■ TASK DESCRIPTION ■
Without any pictures, restate the lines from the one containing "Reproduce this diagram with TikZ." to the one containing "(0,0) rectangle (626,403);", word for word, ends included.

** Start of PROVIDED DATA **

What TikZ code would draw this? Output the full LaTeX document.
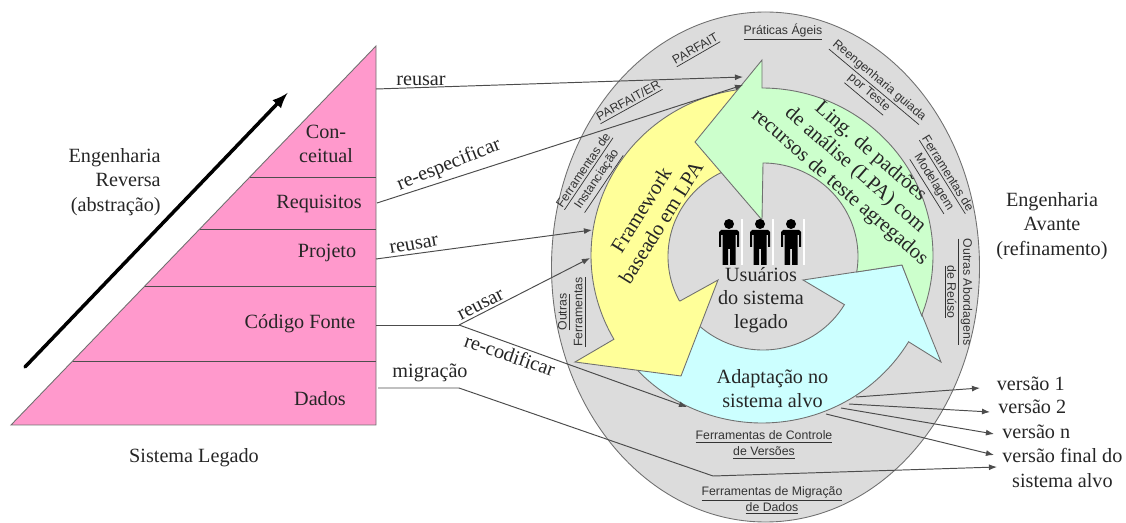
\documentclass[tikz,border=0pt]{standalone}
\usepackage{fontspec}
\setmainfont{Liberation Serif}
\setsansfont{Liberation Sans}
\usetikzlibrary{calc,arrows.meta}
\definecolor{ellipsegray}{HTML}{DCDCDC}
\definecolor{pinklevel}{HTML}{FF99CC}
\definecolor{yellowarrow}{HTML}{FFFF99}
\definecolor{greenarrow}{HTML}{CCFFCC}
\definecolor{cyanarrow}{HTML}{CCFFFF}
\definecolor{edgegray}{HTML}{707070}
\tikzset{
	rimout/.style={x radius=171,y radius=167.5},
	rimin/.style={x radius=95,y radius=93.5},
	band/.style={draw=edgegray,line width=0.5pt,line join=miter},
	seriflabel/.style={font=\fontsize{11.5}{14}\selectfont,align=center,inner sep=0pt,text=black!85},
	seriftight/.style={seriflabel,font=\fontsize{11.5}{13.3}\selectfont},
	arrowtext/.style={seriflabel,font=\fontsize{11.8}{13.4}\selectfont},
	toollabel/.style={font=\sffamily\fontsize{7}{9}\selectfont,align=center,inner sep=0pt,text=black!80},
	link/.style={draw=black!70,line width=0.55pt,-{Latex[length=4.6pt,width=3.4pt]}},
	plainlink/.style={draw=black!70,line width=0.55pt}
}
\newcommand{\rimoutat}[1]{($(762,-255.5)+(#1:171 and 167.5)$)}
\newcommand{\riminat}[1]{($(763,-256.5)+(#1:95 and 93.5)$)}
\begin{document}
\begin{tikzpicture}[x=0.02cm,y=0.02cm]
		\useasboundingbox (0,-523) rectangle (1126,0);
		\coordinate (Apex)  at (376,-46);
		\coordinate (LeftB) at (11,-425);
		\coordinate (RightB) at (376,-425);

		% Sistema legado
		\draw[fill=pinklevel,draw=edgegray,line width=0.5pt] (Apex) -- (LeftB) -- (RightB) -- cycle;
		\foreach \y/\x in {177/249.8,229/199.8,286/144.9,361/72.6}{
			\draw[edgegray!70!black,line width=0.5pt] (\x,-\y) -- (376,-\y);
		}
		\draw[black,line width=2pt,line cap=round,-latex] (25,-367) -- (287.5,-93);

		\node[seriflabel] (conceitual) at (326,-144) {Con-\\ceitual};
		\node[seriflabel] (requisitos) at (319,-204) {Requisitos};
		\node[seriflabel] (projeto) at (327,-253) {Projeto};
		\node[seriflabel] (codigo) at (300,-324) {Código Fonte};
		\node[seriflabel] (dados) at (320,-399) {Dados};
		\node[seriflabel] (legado) at (194,-458) {Sistema Legado};
		\node[seriflabel,align=right,anchor=east] (reversa) at (161,-182) {Engenharia\\Reversa\\(abstração)};
		\node[seriflabel] (avante) at (1052,-226) {Engenharia\\Avante\\(refinamento)};

		% Elipse de ferramentas
		\draw[fill=ellipsegray,draw=edgegray,line width=0.5pt] (765.5,-267) ellipse (214 and 255);

		% Ciclo de tres setas
		\draw[band,fill=cyanarrow] \rimoutat{-31} arc[rimout,start angle=-31,end angle=-142]
			-- \riminat{-140} arc[rimin,start angle=-140,end angle=-31]
			-- (803,-280) -- (902,-265) -- (941,-362) -- cycle;
		\draw[band,fill=yellowarrow] \rimoutat{95} arc[rimout,start angle=95,end angle=210]
			-- (575,-362) -- (681,-376) -- (718,-280) -- (680,-301)
			-- \riminat{208} arc[rimin,start angle=208,end angle=100] -- cycle;
		\draw[band,fill=greenarrow] \rimoutat{90} arc[rimout,start angle=90,end angle=-21]
			-- (902,-265) -- \riminat{-9.5} arc[rimin,start angle=-9.5,end angle=90]
			-- (762,-220) -- (695,-142) -- (762,-60) -- cycle;

		% Usuarios
		\foreach \x in {729,760,791}{
			\begin{scope}[shift={(\x,0)}]
				\draw[white,line width=0.7pt] (13,-219) -- (13,-265);
				\fill[black] (0,-224) circle (5);
				\fill[black] (-8,-230) -- (8,-230) -- (10,-232) -- (10,-247) -- (8,-247) -- (8,-235)
					-- (6.5,-235) -- (6.5,-265) -- (1,-265) -- (1,-249) -- (-1,-249) -- (-1,-265)
					-- (-6.5,-265) -- (-6.5,-235) -- (-8,-235) -- (-8,-247) -- (-10,-247) -- (-10,-232) -- cycle;
			\end{scope}
		}

		\node[seriftight] (usuarios) at (761,-300) {Usuários\\do sistema\\legado};
		\node[seriftight] (adaptacao) at (772.5,-388.5) {Adaptação no\\sistema alvo};
		\node[arrowtext,rotate=-41] (ling) at (855,-170) {Ling. de padrões\\de análise (LPA) com\\recursos de teste agregados};
		\node[arrowtext,rotate=58] (framework) at (651,-216) {Framework\\baseado em LPA};

		% Ferramentas
		\node[toollabel] (praticas) at (783,-32) {\underline{Práticas Ágeis}};
		\node[toollabel,rotate=30] (parfait) at (696,-50) {\underline{PARFAIT}};
		\node[toollabel,rotate=29] (parfaiter) at (629,-102) {\underline{PARFAIT/ER}};
		\node[toollabel,rotate=56] (instancia) at (592,-176) {\underline{Ferramentas de}\\\underline{Instanciação}};
		\node[toollabel,rotate=-40] (reeng) at (873,-88) {\underline{Reengenharia guiada}\\\underline{por Teste}};
		\node[toollabel,rotate=-58] (modelagem) at (939,-179) {\underline{Ferramentas de}\\\underline{Modelagem}};
		\node[toollabel,rotate=-90] (reuso) at (958,-292) {\underline{Outras Abordagens}\\\underline{de Reúso}};
		\node[toollabel,rotate=90] (outras) at (572,-312) {\underline{Outras}\\\underline{Ferramentas}};
		\node[toollabel] (controle) at (764,-445) {\underline{Ferramentas de Controle}\\\underline{de Versões}};
		\node[toollabel] (migracao) at (772,-500.5) {\underline{Ferramentas de Migração}\\\underline{de Dados}};

		% Versoes
		\node[seriflabel,anchor=west] (v1) at (996.5,-384) {versão 1};
		\node[seriflabel,anchor=west] (v2) at (998,-407) {versão 2};
		\node[seriflabel,anchor=west] (vn) at (1002,-432) {versão n};
		\node[seriflabel,anchor=west,align=center] (vfinal) at (1002,-468) {versão final do\\sistema alvo};

		% Ligacoes
		\coordinate (ConceitualOut) at (376,-89);
		\coordinate (RequisitosOut) at (377,-203);
		\coordinate (ProjetoOut) at (376,-259);
		\coordinate (CodigoOut) at (376,-325);
		\coordinate (CodigoFork) at (459,-325);
		\coordinate (DadosOut) at (378,-388);
		\coordinate (DadosMid1) at (459,-388);
		\coordinate (DadosMid2) at (713,-476);
		\coordinate (GreenIn1) at (743,-77);
		\coordinate (GreenIn2) at (743,-85);
		\coordinate (YellowIn1) at (592,-230);
		\coordinate (YellowIn2) at (590,-258);
		\coordinate (CyanIn) at (687,-407);
		\draw[link] (ConceitualOut) -- (GreenIn1);
		\draw[link] (RequisitosOut) -- (GreenIn2);
		\draw[link] (ProjetoOut) -- (YellowIn1);
		\draw[plainlink] (CodigoOut) -- (CodigoFork);
		\draw[link] (CodigoFork) -- (YellowIn2);
		\draw[link] (CodigoFork) -- (CyanIn);
		\draw[plainlink] (DadosOut) -- (DadosMid1) -- (DadosMid2);
		\draw[link] (DadosMid2) -- (997,-467);
		\coordinate (Out1) at (856,-397);
		\coordinate (Out2) at (849,-404);
		\coordinate (Outn) at (841,-408);
		\coordinate (OutF) at (826,-414);
		\draw[link] (Out1) -- (980,-388);
		\draw[link] (Out2) -- (990,-412);
		\draw[link] (Outn) -- (994,-434);
		\draw[link] (OutF) -- (994,-455);

		\node[seriflabel] (lreusarA) at (421,-81) {reusar};
		\node[seriflabel,rotate=22] (lrespec) at (449,-165) {re-especificar};
		\node[seriflabel,rotate=10] (lreusarB) at (414,-245) {reusar};
		\node[seriflabel,rotate=27] (lreusarC) at (481,-305) {reusar};
		\node[seriflabel,rotate=-19] (lrecod) at (510,-355) {re-codificar};
		\node[seriflabel] (lmigra) at (430,-373) {migração};
	  \end{tikzpicture}
\end{document}
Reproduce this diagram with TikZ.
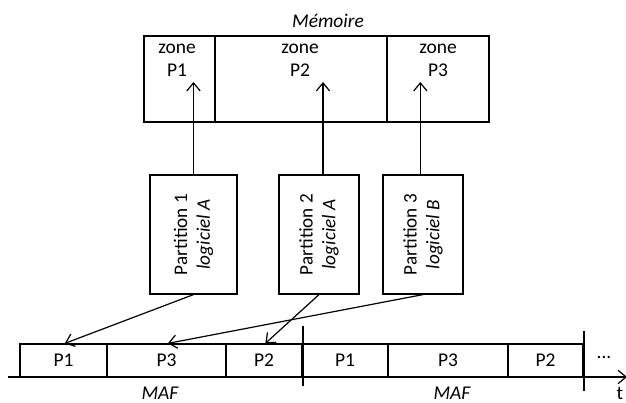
\documentclass[tikz,border=0pt]{standalone}
\usepackage{fontspec}
\setmainfont{Carlito}
\usetikzlibrary{arrows.meta}
\begin{document}
\begin{tikzpicture}[x=0.75pt,y=-0.75pt,line width=0.9pt,
  txt/.style={font=\fontsize{14.6}{17.25}\selectfont, inner sep=0pt},
  arr/.style={-{Straight Barb[length=6pt,width=10pt,line width=0.9pt]}},
  zonebox/.style={draw, inner sep=0pt, minimum height=64.5pt},
  partbox/.style={draw, inner sep=0pt, minimum height=89.25pt},
  cell/.style={draw, inner sep=0pt, minimum height=24.75pt,
    font=\fontsize{14.6}{17.25}\selectfont},
  partlabel/.style={rotate=90, align=center, inner sep=0pt,
    font=\fontsize{14.4}{17}\selectfont},
  divider/.style={line width=1.4pt}]
\useasboundingbox (0,0) rectangle (626,403);

% memory with its three zones
\node[txt, anchor=base] (mem) at (328,28) {\itshape Mémoire};
\node[zonebox, minimum width=53.25pt] (z1) at (179.5,79) {};
\node[zonebox, minimum width=129pt]   (z2) at (301,79) {};
\node[zonebox, minimum width=76.5pt]  (z3) at (438,79) {};
\node[txt, anchor=base, align=center] (zl1) at (177,77) {zone\\P1};
\node[txt, anchor=base, align=center] (zl2) at (300,77) {zone\\P2};
\node[txt, anchor=base, align=center] (zl3) at (438,77) {zone\\P3};
\coordinate (tipline) at (0,82);

% partitions
\node[partbox, minimum width=65.25pt] (pa1) at (193.5,234.5) {};
\node[partbox, minimum width=60pt]    (pa2) at (319,234.5) {};
\node[partbox, minimum width=60pt]    (pa3) at (423,234.5) {};
\node[partlabel] (pl1) at (pa1.center) {Partition 1\\\itshape logiciel A};
\node[partlabel] (pl2) at (pa2.center) {Partition 2\\\itshape logiciel A};
\node[partlabel] (pl3) at (pa3.center) {Partition 3\\\itshape logiciel B};

% each partition writes into its own zone
\draw[arr] (pa1.north) -- (pa1.north |- tipline);
\draw[arr] ([xshift=3pt]pa2.north) -- ([xshift=3pt]pa2.north |- tipline);
\draw[arr] ([xshift=-2pt]pa3.north) -- ([xshift=-2pt]pa3.north |- tipline);

% time axis with two major frames
\coordinate (axs) at (8,377);
\coordinate (axe) at (627,377);
\draw[arr] (axs) -- (axe);
\node[cell, minimum width=65.25pt] (c1) at (63.5,360.5) {P1};
\node[cell, minimum width=89.25pt] (c2) at (166.5,360.5) {P3};
\node[cell, minimum width=57pt]    (c3) at (264,360.5) {P2};
\node[cell, minimum width=64.5pt]  (c4) at (345,360.5) {P1};
\node[cell, minimum width=90pt]    (c5) at (448,360.5) {P3};
\node[cell, minimum width=56.25pt] (c6) at (545.5,360.5) {P2};
\draw[divider] ([yshift=12.75pt]c3.north east) -- ([yshift=-6pt]c3.south east);
\draw[divider] ([yshift=9pt]c6.north east) -- ([yshift=-9.75pt]c6.south east);
\node[txt] (dots) at (604,357) {...};
\node[txt, anchor=base] (tl) at (620,399) {t};
\node[txt, anchor=base] (maf1) at (160,399) {\itshape MAF};
\node[txt, anchor=base] (maf2) at (452,399) {\itshape MAF};

% schedule slots assigned to partitions
\draw[arr] (pa1.south) -- ([xshift=1pt]c1.north);
\draw[arr] (pa3.south) -- ([xshift=1pt]c2.north);
\draw[arr] (pa2.south) -- ([xshift=1pt]c3.north);
\end{tikzpicture}
\end{document}
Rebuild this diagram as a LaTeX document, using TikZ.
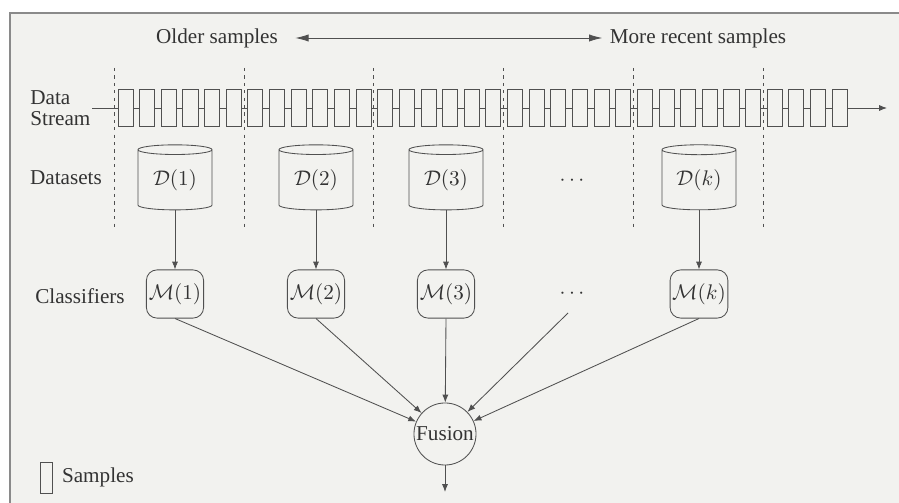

** End of PROVIDED DATA **

■ EXPECTED OUTPUT ■
Reproduce this diagram with TikZ.
\documentclass[tikz,border=0pt]{standalone}
\usepackage{fontspec}
\setmainfont{Carlito}
\usetikzlibrary{arrows.meta}
\begin{document}
\begin{tikzpicture}[x=0.75pt,y=-0.75pt,line width=0.9pt,
  txt/.style={font=\fontsize{14.6}{17.25}\selectfont, inner sep=0pt},
  arr/.style={-{Straight Barb[length=6pt,width=10pt,line width=0.9pt]}},
  zonebox/.style={draw, inner sep=0pt, minimum height=64.5pt},
  partbox/.style={draw, inner sep=0pt, minimum height=89.25pt},
  cell/.style={draw, inner sep=0pt, minimum height=24.75pt,
    font=\fontsize{14.6}{17.25}\selectfont},
  partlabel/.style={rotate=90, align=center, inner sep=0pt,
    font=\fontsize{14.4}{17}\selectfont},
  divider/.style={line width=1.4pt}]
\useasboundingbox (0,0) rectangle (626,403);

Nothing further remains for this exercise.